In the bottom plate 12, four screw penetration holes 12 b through which the four screws 17 passes are formed at portions corresponding to the four screw bosses 115.
In the antenna device 10 with such a configuration, a waterproof structure is employed. That is, in the waterproof structure of the antenna device 10, the four screws 17 are coupled with the four screw bosses 115 of the top cover 11 through the four screw penetration holes of the bottom plate 12, and thus the top cover 11 is coupled with the bottom plate 12 by screws, with the packing member 14 interposed therebetween. Accordingly, the frame portion 143 of the packing member 14 is pressed by the waterproof rib 113 of the top cover 11 with the screw coupling pressure, thereby functioning the waterproof. In the protruding portion of the signal line is, the gasket portion (bush portion) 142 of the packing member 14 is fitted into the gasket accommodating portion 114 of the top cover 11 to make the waterproof.
The exemplary embodiment according to the invention was described above, but the invention is not limited to the above-described exemplary embodiment. For example, in the above-described exemplary embodiment, the plurality of screws are used as the fixing member for fixing the antenna plate, the ground plate, and the dielectric spacer, but the fixing member is not limited to the screws. In addition, the antenna device described in the exemplary embodiment is suitable for the SDARS-signal receiving antenna device, but is not limited thereto. That is, the antenna according to the exemplary embodiment may be employed as the GPS-signal receiving antenna device, the mobile communicating antenna device for receiving the satellite or terrestrial wave, or the like.

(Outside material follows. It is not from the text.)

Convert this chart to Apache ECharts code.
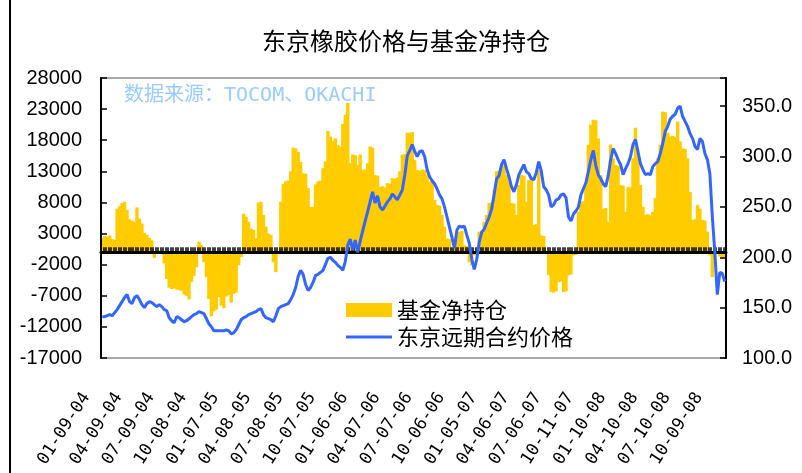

The entire disclosure of Japanese Patent Application No 2006-237597, filed on Sep. 1, 2006 is expressly incorporated by reference herein.
While this invention has been described in conjunction with the specific embodiments thereof, it is evident that many alternatives, modifications, and variations will be apparent to those skilled in the art. Accordingly, exemplary embodiments of the invention as set forth herein are intended to be illustrative, not limiting. There are changes that may be made without departing from the sprit and scope of the invention.